Now, say I didn’t know anything about the dangers of soy. I’d have a much different list of keywords: Soy, Dangers, maybe even “bad.” The first pages I look at should list some of the dangers, so I can do another search with some of the new words I just found and refine my search, get pages more in gear.
If you’re looking for a word that is a common synonym so that you get all kinds of pages, not just health, try combining it with another word and put double-quotation marks around them both. One time I taught a class on the Internet and a student put in the word “Swing” because she wanted to take a swing dancing class. Guess what kind of swinging came up? She turned beet red and I had her input “swing dancing” in double quotes. Wink
When you find a page that has the word you’re interested in, it may be buried. That’s when you want to use the “find on this page” option. The keyboard command is the Ctrl key plus the F key. Press and hold the Ctrl key and tap the F key and a little search window should appear. Type or paste the word in the text box and press the Enter key and keep pressing it until you have found all instances of the word on the page.
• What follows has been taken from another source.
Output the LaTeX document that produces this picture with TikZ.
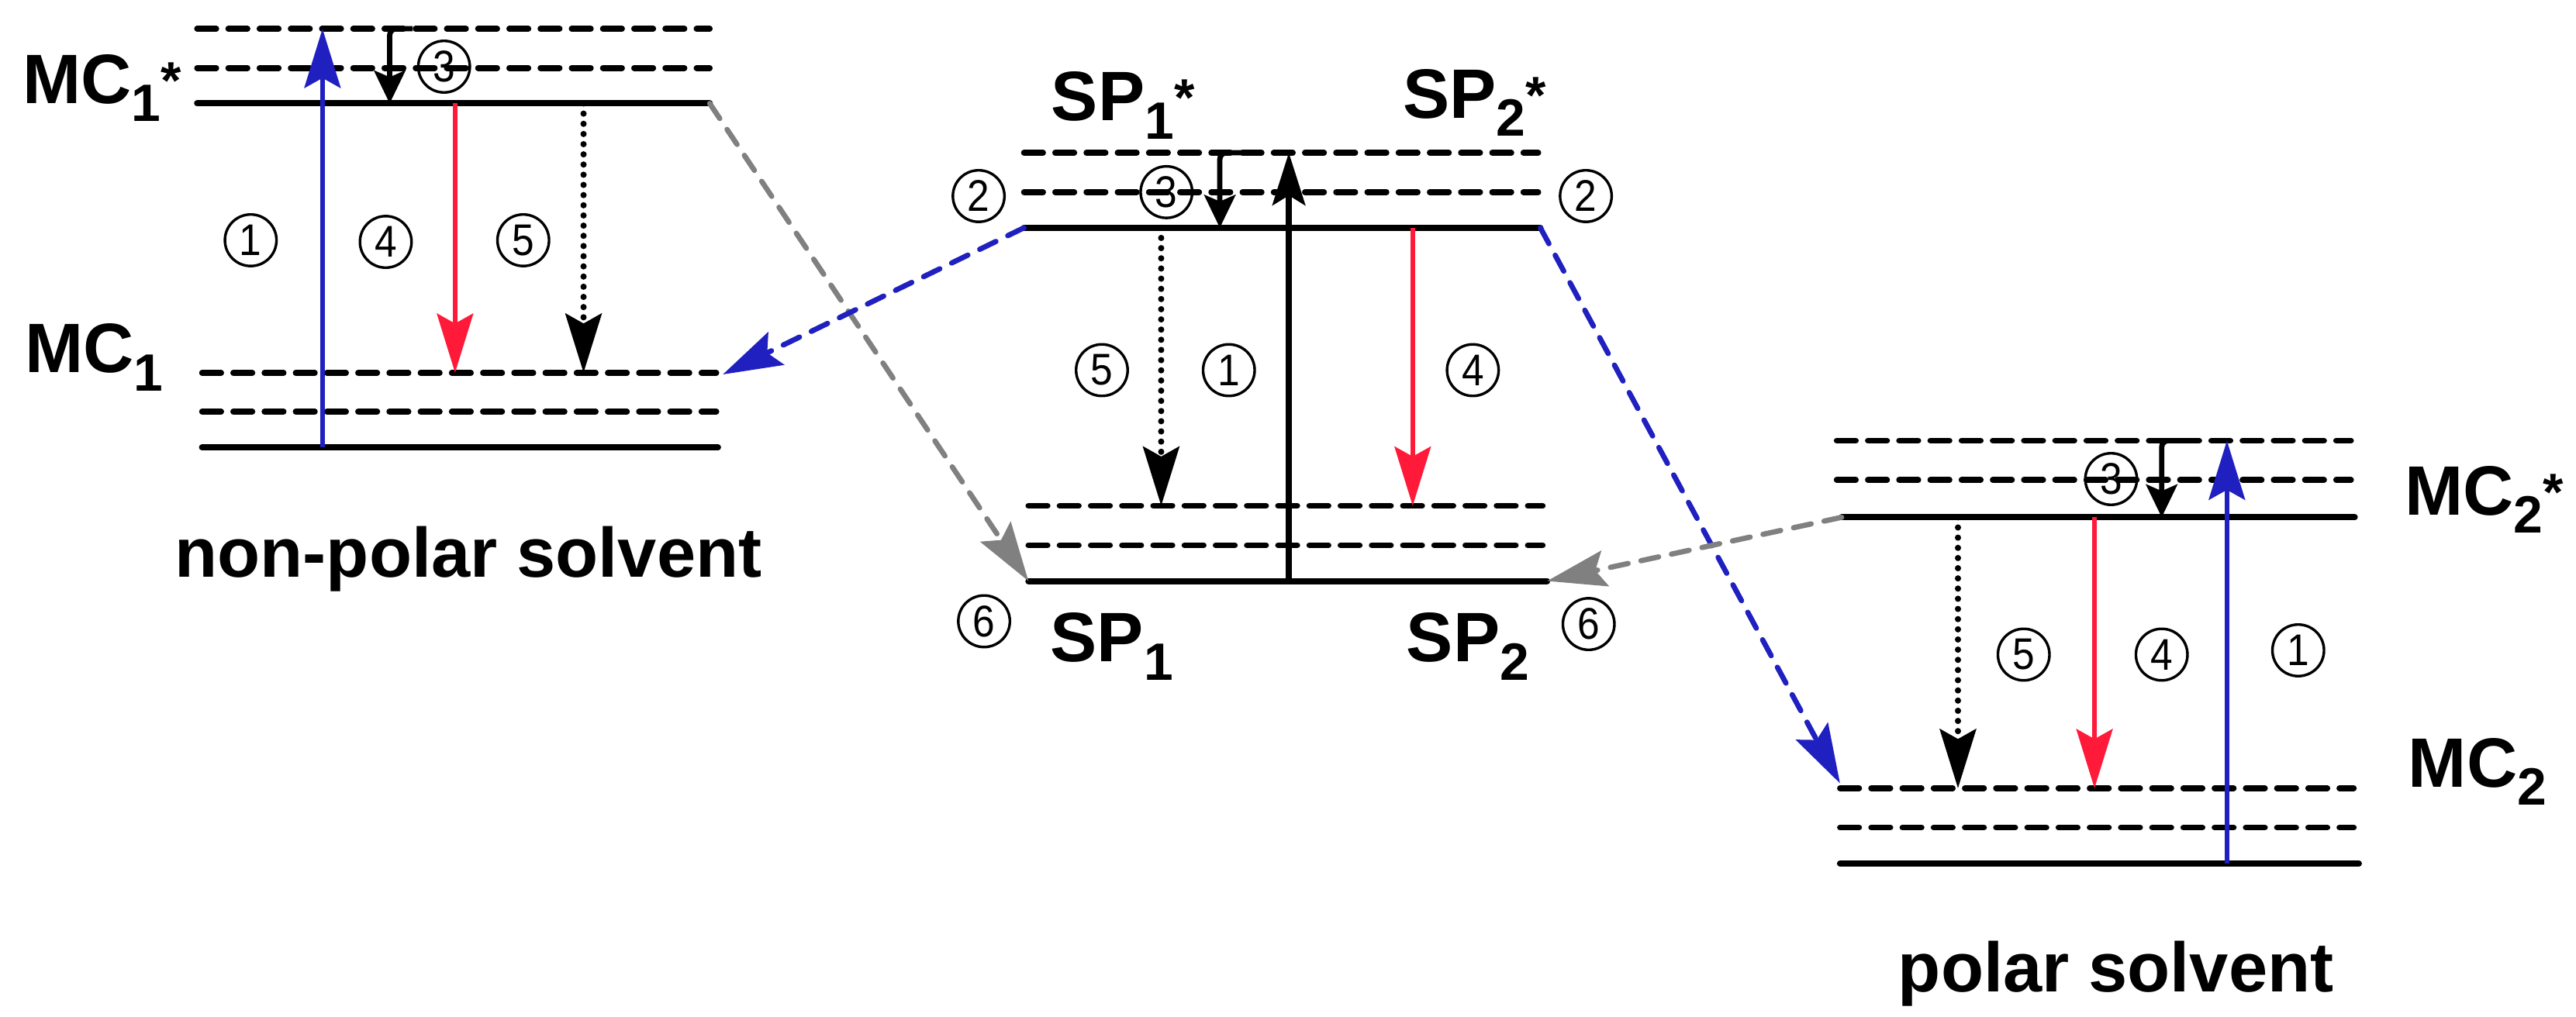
\documentclass[tikz,border=0pt]{standalone}
\usepackage{fontspec}
\setmainfont{Liberation Sans}
\usetikzlibrary{arrows.meta}
\definecolor{tblue}{RGB}{32,32,192}
\definecolor{tred}{RGB}{255,26,58}
\definecolor{tgray}{RGB}{128,128,128}
\newcommand{\cdig}[1]{\scalebox{0.9}[1]{#1}}
\newcommand{\stlab}[3]{#1\raisebox{-5.5pt}{\fontsize{16}{16}\selectfont #2}#3}
\newcommand{\stast}{\raisebox{1.5pt}{\fontsize{16}{16}\selectfont *}}
\begin{document}
\begin{tikzpicture}[x=0.5pt,y=-0.5pt,
  lvl/.style={line width=1.9pt, line cap=round},
  lvld/.style={line width=1.8pt, line cap=round, dash pattern=on 5.8pt off 3.7pt},
  tr/.style={-{Stealth[length=18pt,width=11pt,inset=3pt]}, line width=1.5pt},
  relax/.style={-{Stealth[length=10pt,width=9.5pt,inset=2pt]}, line width=1.6pt, rounded corners=2pt},
  dots/.style={-{Stealth[length=18pt,width=11pt,inset=3pt]}, line width=1.9pt, line cap=round, dash pattern=on 0pt off 3.1pt},
  conn/.style={line width=1.6pt, line cap=round, dash pattern=on 5.5pt off 4pt, -{Stealth[length=18pt,width=11pt,inset=3pt]}},
  cnum/.style={circle, draw, line width=0.8pt, minimum size=15.7pt, inner sep=0pt, font=\fontsize{13.5}{14}\selectfont},
  lab/.style={inner sep=0pt, anchor=base west, font=\fontsize{21.3}{24}\selectfont\bfseries}]
\useasboundingbox (0,0) rectangle (1568,619);
\fill[white] (0,0) rectangle (1568,619);

% ---------- left block (MC1) ----------
\coordinate (L1a) at (120,17.5);  \coordinate (L1b) at (432,17.5);
\coordinate (L2a) at (120,41.4);  \coordinate (L2b) at (432,41.4);
\coordinate (LEa) at (120,63);    \coordinate (LEb) at (432,63);
\coordinate (L3a) at (123,227);   \coordinate (L3b) at (436,227);
\coordinate (L4a) at (123,250.6); \coordinate (L4b) at (436,250.6);
\coordinate (LGa) at (123,272.5); \coordinate (LGb) at (437,272.5);
\draw[lvld] (L1a) -- (L1b);
\draw[lvld] (L2a) -- (L2b);
\draw[lvl]  (LEa) -- (LEb);
\draw[lvld] (L3a) -- (L3b);
\draw[lvld] (L4a) -- (L4b);
\draw[lvl]  (LGa) -- (LGb);
\coordinate (Lb0) at (196.3,272.5); \coordinate (Lb1) at (196.3,17.5);
\coordinate (Lr0) at (237.2,17.5);  \coordinate (Lr1) at (237.2,63);
\coordinate (Lf0) at (277,63);      \coordinate (Lf1) at (277,227);
\coordinate (Ld0) at (355.2,63);    \coordinate (Ld1) at (355.2,227);
\draw[tr, tblue] (Lb0) -- (Lb1);
\draw[relax] ([xshift=7pt]Lr0) -- (Lr0) -- (Lr1);
\draw[tr, tred] (Lf0) -- (Lf1);
\draw[dots] (Ld0) -- (Ld1);
\node[cnum] (Lc3) at (270.3,40.6) {\cdig{3}};
\node[cnum] (Lc1) at (152.6,146.3) {\cdig{1}};
\node[cnum] (Lc4) at (234.8,147.3) {\cdig{4}};
\node[cnum] (Lc5) at (318.5,146.3) {\cdig{5}};
\node[lab] (MC1s) at (13.5,63) {\stlab{MC}{1}{\stast}};
\node[lab] (MC1) at (15,227) {\stlab{MC}{1}{}};
\node[lab] (np) at (106,351.5) {non-polar solvent};

% ---------- middle block (SP) ----------
\coordinate (M1a) at (623.3,93);   \coordinate (M1b) at (936.3,93);
\coordinate (M2a) at (623.3,117);  \coordinate (M2b) at (936.3,117);
\coordinate (MEa) at (623.3,138.7);\coordinate (MEb) at (937.6,138.7);
\coordinate (M3a) at (626,308);    \coordinate (M3b) at (939,308);
\coordinate (M4a) at (626,332);    \coordinate (M4b) at (939,332);
\coordinate (MGa) at (626,353.8);  \coordinate (MGb) at (941.7,353.8);
\draw[lvld] (M1a) -- (M1b);
\draw[lvld] (M2a) -- (M2b);
\draw[lvl]  (MEa) -- (MEb);
\draw[lvld] (M3a) -- (M3b);
\draw[lvld] (M4a) -- (M4b);
\draw[lvl]  (MGa) -- (MGb);
\coordinate (Mb0) at (784.5,353.8); \coordinate (Mb1) at (784.5,93);
\coordinate (Mr0) at (742.5,93);    \coordinate (Mr1) at (742.5,138.7);
\coordinate (Md0) at (706.8,138.7); \coordinate (Md1) at (706.8,308);
\coordinate (Mf0) at (859.9,138.7); \coordinate (Mf1) at (859.9,308);
\draw[-{Stealth[length=16pt,width=10pt,inset=3pt]}, line width=1.7pt] (Mb0) -- (Mb1);
\draw[relax] ([xshift=7pt]Mr0) -- (Mr0) -- (Mr1);
\draw[dots] (Md0) -- (Md1);
\draw[tr, tred] (Mf0) -- (Mf1);
\node[cnum] (Mc3) at (710,117) {\cdig{3}};
\node[cnum] (Mc2a) at (595.7,119.4) {\cdig{2}};
\node[cnum] (Mc2b) at (965.3,119.4) {\cdig{2}};
\node[cnum] (Mc5) at (670.7,225.4) {\cdig{5}};
\node[cnum] (Mc1) at (748,225.4) {\cdig{1}};
\node[cnum] (Mc4) at (896.5,225.4) {\cdig{4}};
\node[cnum] (Mc6a) at (599,378.3) {\cdig{6}};
\node[cnum] (Mc6b) at (967,380) {\cdig{6}};
\node[lab] (SP1s) at (639.6,73.5) {\stlab{SP}{1}{\stast}};
\node[lab] (SP2s) at (853.6,72) {\stlab{SP}{2}{\stast}};
\node[lab] (SP1) at (639,403) {\stlab{SP}{1}{}};
\node[lab] (SP2) at (855.8,403) {\stlab{SP}{2}{}};

% ---------- right block (MC2) ----------
\coordinate (R1a) at (1118,268.3); \coordinate (R1b) at (1431,268.3);
\coordinate (R2a) at (1118,292.2); \coordinate (R2b) at (1431,292.2);
\coordinate (REa) at (1121,315);   \coordinate (REb) at (1433.3,315);
\coordinate (R3a) at (1120,480);   \coordinate (R3b) at (1432.7,480);
\coordinate (R4a) at (1120,503.9); \coordinate (R4b) at (1432.7,503.9);
\coordinate (RGa) at (1120,525.9); \coordinate (RGb) at (1435.8,525.9);
\draw[lvld] (R1a) -- (R1b);
\draw[lvld] (R2a) -- (R2b);
\draw[lvl]  (REa) -- (REb);
\draw[lvld] (R3a) -- (R3b);
\draw[lvld] (R4a) -- (R4b);
\draw[lvl]  (RGa) -- (RGb);
\coordinate (Rb0) at (1355.5,525.9); \coordinate (Rb1) at (1355.5,268.3);
\coordinate (Rr0) at (1315.8,268.3); \coordinate (Rr1) at (1315.8,315);
\coordinate (Rd0) at (1191.8,315);   \coordinate (Rd1) at (1191.8,480);
\coordinate (Rf0) at (1274.9,315);   \coordinate (Rf1) at (1274.9,480);
\draw[tr, tblue] (Rb0) -- (Rb1);
\draw[relax] ([xshift=7pt]Rr0) -- (Rr0) -- (Rr1);
\draw[dots] (Rd0) -- (Rd1);
\draw[tr, tred] (Rf0) -- (Rf1);
\node[cnum] (Rc3) at (1285,291.7) {\cdig{3}};
\node[cnum] (Rc5) at (1231.8,398.6) {\cdig{5}};
\node[cnum] (Rc4) at (1315.8,398.6) {\cdig{4}};
\node[cnum] (Rc1) at (1398.9,396) {\cdig{1}};
\node[lab] (MC2s) at (1463.5,313.7) {\stlab{MC}{2}{\stast}};
\node[lab] (MC2) at (1465.6,479.2) {\stlab{MC}{2}{}};
\node[lab] (pol) at (1155,604) {polar solvent};

% ---------- connectors between blocks ----------
\coordinate (L3t) at (440,228);
\coordinate (R3t) at (1120,477);
\draw[conn, tgray] (LEb) -- (MGa);
\draw[conn, tblue] (MEa) -- (L3t);
\draw[conn, tblue] (MEb) -- (R3t);
\draw[conn, tgray] (REa) -- (MGb);
\end{tikzpicture}
\end{document}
You don’t always have to search for a page, you can often guess what the address is, especially if the address is the name of a company or product or government site.
I’m sure you’ve noticed that most addresses end with a “.com.” The “com” stands for commercial, meaning this is a commercial site. There are others:

.com Commercial site, business for profit
.org Non-profit business e.g., consumerreports.org
.gov Government site, e.g., dmv.gov
.ca or .co or .uk etc. State, province or country of origin, e.g., dmv.ca.gov for Califonria’s DMV.
Many times your searches will take you to a document without a link to the main, home page. There’s an easy fix for this, simply edit the address. For instance, www.tvguide.com/listings is the page for viewing listings. You can easily delete the “/listings” part of the address and get to the home page. Anything after the “.com” is a child of the home page.

As always, when conducting research, remember to consider the source. For instance, if you're reading about the benefits of coral calcium from a company that sells coral calcium, you should also read about coral calcium from someone who knows the chemistry behind calcium and isn't trying to sell you on something. You might find out that it doesn't matter at all where the calcium comes from - and it doesn't.